Power to the People：Electrify Africa Now
n Cote d'Ivoire， children carry backpacks to school with built-in solar panels. When they get home， they plug the panels into lamps so they can do their homework.
On the other side of the continent， rural households pay as little as 50 cents a day for solar electricity systems that power three lights，five phone-charging connections and a radio.
Across Africa， these and many other ingenious solutions are helping to meet the continent's huge energy needs much faster than conventional means.
That speed is critical. Africa's energy needs are not only huge， but they are also urgent. Day after day， the continent's lack of modern energy is holding back economic growth， job creation， sustainable agriculture，health and education.

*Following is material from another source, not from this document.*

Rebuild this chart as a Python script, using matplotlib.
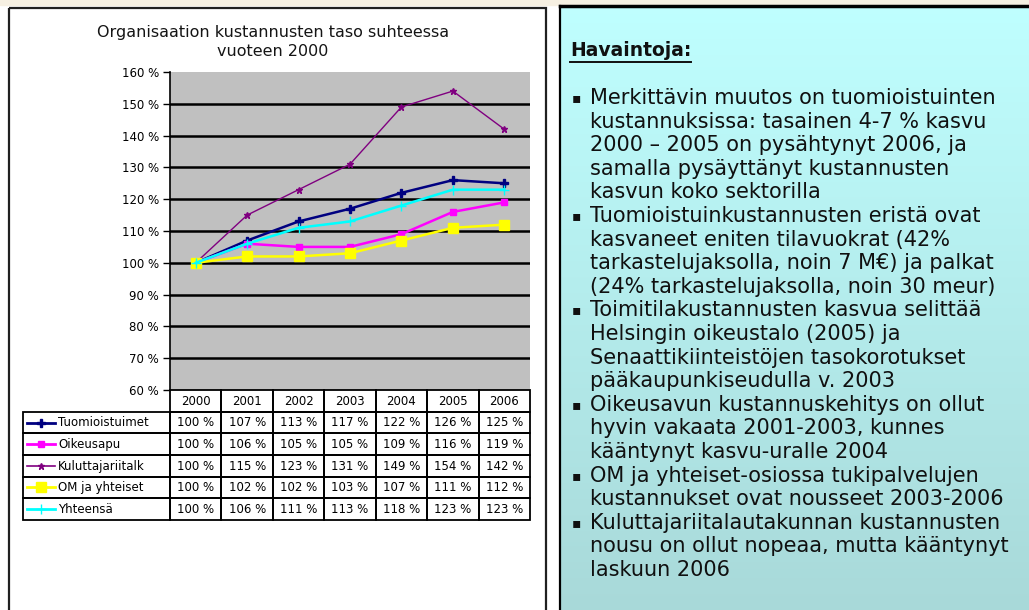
import numpy as np
import matplotlib
matplotlib.use("Agg")
import matplotlib.pyplot as plt
from matplotlib.patches import Rectangle

years = ["2000", "2001", "2002", "2003", "2004", "2005", "2006"]
series_names = ["Tuomioistuimet", "Oikeusapu", "Kuluttajariitalk", "OM ja yhteiset", "Yhteensä"]
tuomioistuimet = [100, 107, 113, 117, 122, 126, 125]
oikeusapu = [100, 106, 105, 105, 109, 116, 119]
kuluttaja = [100, 115, 123, 131, 149, 154, 142]
om_yhteiset = [100, 102, 102, 103, 107, 111, 112]
yhteensa = [100, 106, 111, 113, 118, 123, 123]
series_values = [tuomioistuimet, oikeusapu, kuluttaja, om_yhteiset, yhteensa]
y_ticks = [60, 70, 80, 90, 100, 110, 120, 130, 140, 150, 160]

title = "Organisaation kustannusten taso suhteessa\nvuoteen 2000"
notes_title = "Havaintoja:"
notes = [
    ["Merkittävin muutos on tuomioistuinten",
     "kustannuksissa: tasainen 4-7 % kasvu",
     "2000 – 2005 on pysähtynyt 2006, ja",
     "samalla pysäyttänyt kustannusten",
     "kasvun koko sektorilla"],
    ["Tuomioistuinkustannusten eristä ovat",
     "kasvaneet eniten tilavuokrat (42%",
     "tarkastelujaksolla, noin 7 M€) ja palkat",
     "(24% tarkastelujaksolla, noin 30 meur)"],
    ["Toimitilakustannusten kasvua selittää",
     "Helsingin oikeustalo (2005) ja",
     "Senaattikiinteistöjen tasokorotukset",
     "pääkaupunkiseudulla v. 2003"],
    ["Oikeusavun kustannuskehitys on ollut",
     "hyvin vakaata 2001-2003, kunnes",
     "kääntynyt kasvu-uralle 2004"],
    ["OM ja yhteiset-osiossa tukipalvelujen",
     "kustannukset ovat nousseet 2003-2006"],
    ["Kuluttajariitalautakunnan kustannusten",
     "nousu on ollut nopeaa, mutta kääntynyt",
     "laskuun 2006"],
]

# styles per series
colors = ["#000080", "#FF00FF", "#800080", "#FFFF00", "#00FFFF"]
markers = ["P", "s", "*", "s", "+"]
msizes = [6, 5, 5, 7, 7]
lws = [1.8, 1.8, 1.0, 1.8, 1.8]

W, H = 1029, 610
fig = plt.figure(figsize=(W / 100, H / 100), dpi=100)
fig.patch.set_facecolor("white")


def fx(px):
    return px / W


def fy(py):
    return 1 - py / H


# background panels
bg = fig.add_axes([0, 0, 1, 1])
bg.axis("off")
bg.add_patch(Rectangle((0, 0), W, 5, color="#F6F0E2", zorder=0))
bg.add_patch(Rectangle((9, 8), 537, 620, fill=False, ec="#202020", lw=1.6))

# gradient for the notes panel
grad = np.linspace(0, 1, 256).reshape(-1, 1)
top_c = np.array([0.75, 1.0, 1.0])
bot_c = np.array([0.66, 0.85, 0.85])
img = top_c + (bot_c - top_c) * grad[:, :, None] * np.ones((1, 1, 3))
bg.imshow(img, extent=[560, W + 5, H + 5, 6], aspect="auto", zorder=1)
bg.plot([560, W + 5], [6, 6], color="black", lw=2.5, zorder=2)
bg.plot([560, 560], [6, H + 5], color="black", lw=1.6, zorder=2)
bg.set_xlim(0, W)
bg.set_ylim(H, 0)

# title
fig.text(fx(273), fy(42), title, ha="center", va="center", fontsize=11.5,
         linespacing=1.3, color="#151515")

# main plot
ax = fig.add_axes([fx(170), fy(390), fx(530) - fx(170), fy(72) - fy(390)])
ax.set_facecolor("#C0C0C0")
x = np.arange(len(years))
order = [2, 4, 0, 1, 3]
for i in order:
    ax.plot(x, series_values[i], color=colors[i], marker=markers[i],
            markersize=msizes[i], lw=lws[i], zorder=3 + i * 0.1,
            markeredgecolor=colors[i])
ax.set_xlim(-0.5, len(years) - 0.5)
ax.set_ylim(y_ticks[0], y_ticks[-1])
ax.set_yticks(y_ticks)
ax.set_yticklabels([f"{v} %" for v in y_ticks], fontsize=8.5)
ax.set_xticks([])
for v in y_ticks[1:-1]:
    ax.axhline(v, color="black", lw=1.8, zorder=2)
for s in ["top", "right", "bottom"]:
    ax.spines[s].set_visible(False)
ax.spines["left"].set_linewidth(1.2)
ax.tick_params(axis="y", length=5, width=1, pad=3, direction="out")

# data table under the plot
tab = fig.add_axes([fx(23), fy(520), fx(530) - fx(23), fy(390) - fy(520)])
col_w = (530 - 170) / len(years)
left_x = -0.5 - (170 - 23) / col_w
tab.set_xlim(left_x, len(years) - 0.5)
n_rows = len(series_names) + 1
tab.set_ylim(n_rows, 0)
tab.axis("off")
# header cells
for j, yr in enumerate(years):
    tab.add_patch(Rectangle((j - 0.5, 0), 1, 1, fill=False, ec="black", lw=1.3, clip_on=False))
    tab.text(j, 0.52, yr, ha="center", va="center", fontsize=8.5)
for r, name in enumerate(series_names):
    row = r + 1
    tab.add_patch(Rectangle((left_x, row), -0.5 - left_x, 1, fill=False, ec="black", lw=1.3, clip_on=False))
    # legend key
    kx0 = left_x + 0.08
    kx1 = left_x + 0.62
    tab.plot([kx0, kx1], [row + 0.5, row + 0.5], color=colors[r], lw=lws[r] + 0.2, clip_on=False)
    tab.plot([(kx0 + kx1) / 2], [row + 0.5], color=colors[r], marker=markers[r],
             markersize=msizes[r], markeredgecolor=colors[r], clip_on=False)
    tab.text(kx1 + 0.06, row + 0.52, name, ha="left", va="center", fontsize=8.5)
    for j, v in enumerate(series_values[r]):
        tab.add_patch(Rectangle((j - 0.5, row), 1, 1, fill=False, ec="black", lw=1.3, clip_on=False))
        tab.text(j, row + 0.52, f"{v} %", ha="center", va="center", fontsize=8.5)

# notes panel text
ht = fig.text(fx(570), fy(51), notes_title, ha="left", va="center",
              fontsize=13.5, fontweight="bold", color="#101010")
fig.canvas.draw()
bb = ht.get_window_extent()
bg.plot([570, 570 + bb.width], [62, 62], color="#101010", lw=1.4, zorder=3)

line_h = 23.6
y0 = 98
k = 0
for bullet in notes:
    fig.text(fx(572), fy(y0 + k * line_h), "▪", ha="left", va="center",
             fontsize=10, color="#101010")
    for line in bullet:
        fig.text(fx(590), fy(y0 + k * line_h), line, ha="left", va="center",
                 fontsize=15, color="#101010")
        k += 1

fig.savefig("out.png", dpi=100)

The challenge for governments， their development partners and the private sector is how to electrify millions of African households，remote communities and small-scale entrepreneurs as quickly as possible. To meet that challenge， countries need to consider every available option， including off-grid household systems and mini-grids， as well as the expansion of national grids.
New technologies offer promising ways to close Africa's energy gap more quickly than would be possible by relying on grid connections alone. Off-grid solar power and mini-grids， as standalone sources of energy generating power where it's needed， have vast potential to advance access to electricity in sub-Saharan Africa.
Off-grid solar products can act as rungs on an“energy ladder”，providing a range of energy services to households and enterprises with different energy needs and incomes. Families can take advantage of innovative pay-as-you-go schemes， often using mobile phone payment to move from solar lighting onto systems that are a step-up and able to generate enough power for several household appliances.
Community services such as schools and health clinics can also be powered using off-grid solar energy， which can also improve the productivity of farms and small companies. Technological innovation means that mini-grids can also offer sustainable permanent alternatives， especially as reliable and affordable products come on-stream that are attractive to small and medium-sized enterprises operating far from the national grid.
In short， off-grid and mini-grid power has a crucial role to play in meeting the three great energy challenges that African governments face: providing all their citizens with access to secure and affordable energy; building the energy infrastructure needed to drive inclusive growth and create jobs; and limiting carbon emissions.
To make that happen， African governments need to support the development of an enabling environment through which companies can enter energy generation， transmission and distribution markets， climb the value chain and build the investment partnerships that can drive growth and create jobs.
To tap the potential of new energy technologies， African governments need all the support they can get. Bilateral and multilateral donors have pledged billions of dollars to Africa's energy transition， but little of that money is moving yet. Donors need to realize that Africa's energy imperative is urgent.
On-grid and off-grid， we have the technologies that Africa needs to bring energy to everyone. Let's get to work.